In an otherwise lackluster re-election year, Congress is turning up the heat on America's favorite villains: managed-care companies.
In a flurry of headline-grabbing activity before the August recess, both Republicans and Democrats pushed healthcare reform bills that would expand patients' rights and rein in managed-care organizations.
The American Medical Association has been aggressively lobbying for passage of the Democratic Patients' Bill of Rights, and last month declared July 16 official "Patients' Bill of Rights Day." On the previous day, President Clinton visited the association's Washington offices to hear managed-care horror stories.
Both parties' reform proposals offer patients increased access to specialists and physicians outside HMO networks, and both eliminated gag clauses. But the Democratic Patients' Bill of Rights also would permit patients to sue HMOs for medical malpractice, whereas the Republican plan would not.
Currently, under the federal Employee Retirement Income Security Act of 1974, self-insured health plans are exempt from state regulation, including medical malpractice laws. Patients who want to challenge HMOs' denial-of-care decisions have no recourse other than internal complaint procedures. ERISA has come under attack in recent years from attorneys and consumer advocates who charge that the law was written before the advent of managed care and was not intended to shield health plans from legal action.

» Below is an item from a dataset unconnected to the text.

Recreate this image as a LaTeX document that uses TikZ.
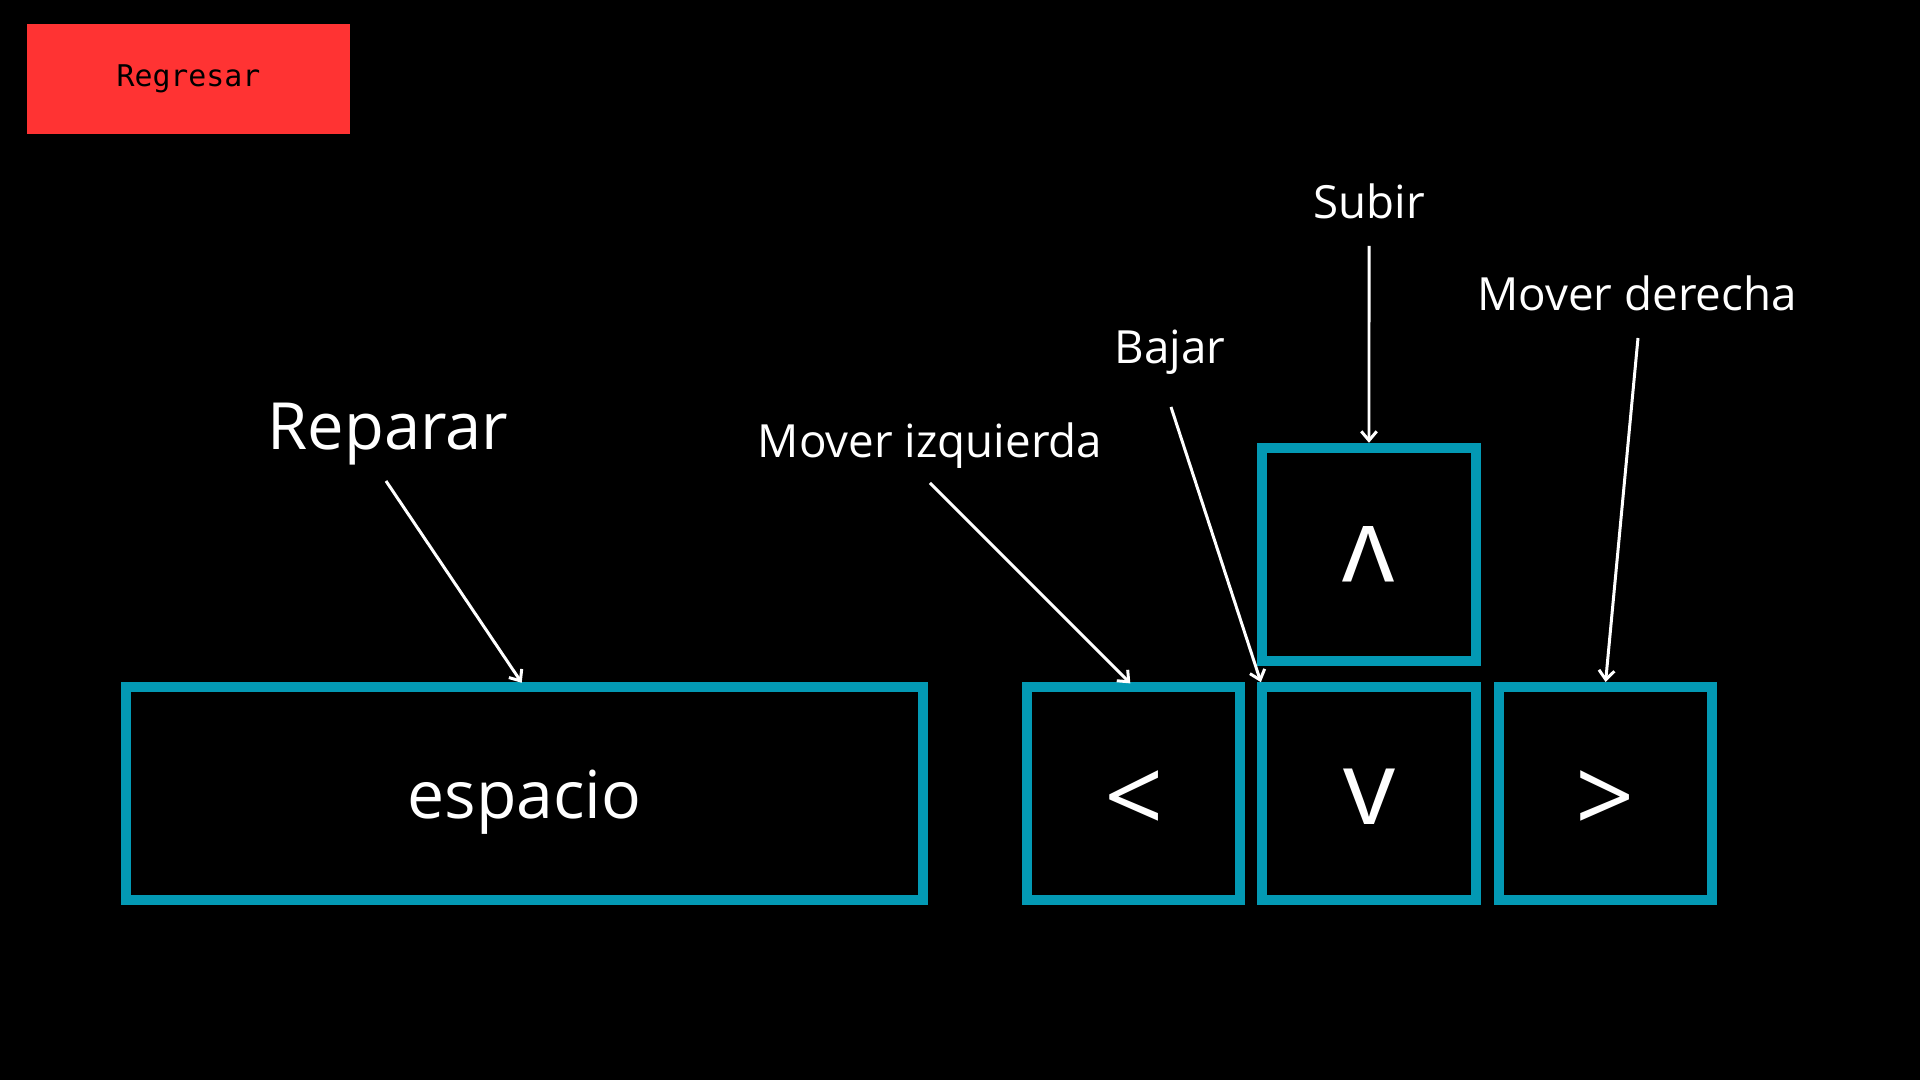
\documentclass[tikz,border=0pt]{standalone}
\usepackage{fontspec}
\usepackage{graphicx}
\setmainfont{Open Sans}
\newfontfamily\monofont{DejaVu Sans Mono}
\usetikzlibrary{arrows.meta,positioning}
\definecolor{tecla}{RGB}{3,153,180}
\definecolor{rojo}{RGB}{255,51,51}

\begin{document}
\begin{tikzpicture}[
    x=0.01cm, y=-0.01cm,
    key/.style={rectangle, draw=tecla, line width=0.1cm, inner sep=0pt, outer sep=0pt, minimum width=2.13cm, minimum height=2.13cm, text=white, font=\fontsize{29.5}{31}\selectfont},
    lbl/.style={anchor=base, inner sep=0pt, outer sep=0pt, text depth=0pt, text=white, font=\fontsize{13}{15}\selectfont},
    flecha/.style={-{Straight Barb[length=2.6pt, width=4.4pt]}, white, line width=0.85pt, shorten >=0.05cm},
  ]
    \fill[black] (0,0) rectangle (1920,1080);
    \useasboundingbox (0,0) rectangle (1920,1080);

    \node[rectangle, fill=rojo, minimum width=3.23cm, minimum height=1.10cm, font=\monofont\fontsize{8.5}{10}\selectfont] (regresar) at (188.5,79) {Regresar};

    \node[key, minimum width=7.97cm, text height=18.8pt, text depth=4.7pt, font=\fontsize{18.8}{20}\selectfont] (espacio) at (524.5,793.5) {espacio};
    \node[key, text height=22.6pt, text depth=0pt, right=1.04cm of espacio] (izq) {<};
    \node[key, text height=17.5pt, text depth=0pt, right=0.22cm of izq] (abajo) {v};
    \node[key, text height=22.6pt, text depth=0pt, right=0.23cm of abajo] (der) {>};
    \node[key, above=0.26cm of abajo] (arriba) {\rotatebox{180}{v}};

    \node[lbl, font=\fontsize{18.5}{20}\selectfont] (reparar) at (388,450) {Reparar};
    \node[lbl] (movizq) at (930,458) {Mover izquierda};
    \node[lbl] (bajar) at (1170,364) {Bajar};
    \node[lbl] (subir) at (1369,219) {Subir};
    \node[lbl] (movder) at (1637,311) {Mover derecha};

    \coordinate (reparar-p) at (386,481);
    \coordinate (movizq-p) at (930,483);
    \coordinate (bajar-p) at (1171,407);
    \coordinate (subir-p) at (1369,246);
    \coordinate (movder-p) at (1638,338);

    \draw[flecha] (reparar-p) -- (espacio.north);
    \draw[flecha] (movizq-p) -- (izq.north);
    \draw[flecha] (bajar-p) -- (abajo.north west);
    \draw[flecha] (subir-p) -- (arriba.north);
    \draw[flecha] (movder-p) -- (der.north);
  \end{tikzpicture}
\end{document}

A report last month by the General Accounting Office found "ERISA effectively limits the remedies available when employees of private-sector firms claim to have been harmed by plans' decision to deny coverage of a particular service."
Republicans say their plan would expedite the complaint and appeals process. It would give patients access to immediate decisions about what is covered and require plans to allow an independent doctor to decide on the medical necessity of requested services that had been turned down by internal review.
Not surprisingly, the American Association of Health Plans is opposed to legislation that would allow patients to sue HMOs. In response to the Democrats' plan, the AAHP released a statement declaring it would be an "expansion of an already flawed medical malpractice system (that) would lead to higher healthcare costs for consumers with no proven improvement in the quality of healthcare."
AMA Chairman Randolph Smoak, M.D., counters: "When a physician makes a decision, that physician is held strictly accountable. When a health plan makes a medical decision, it should be held just as accountable."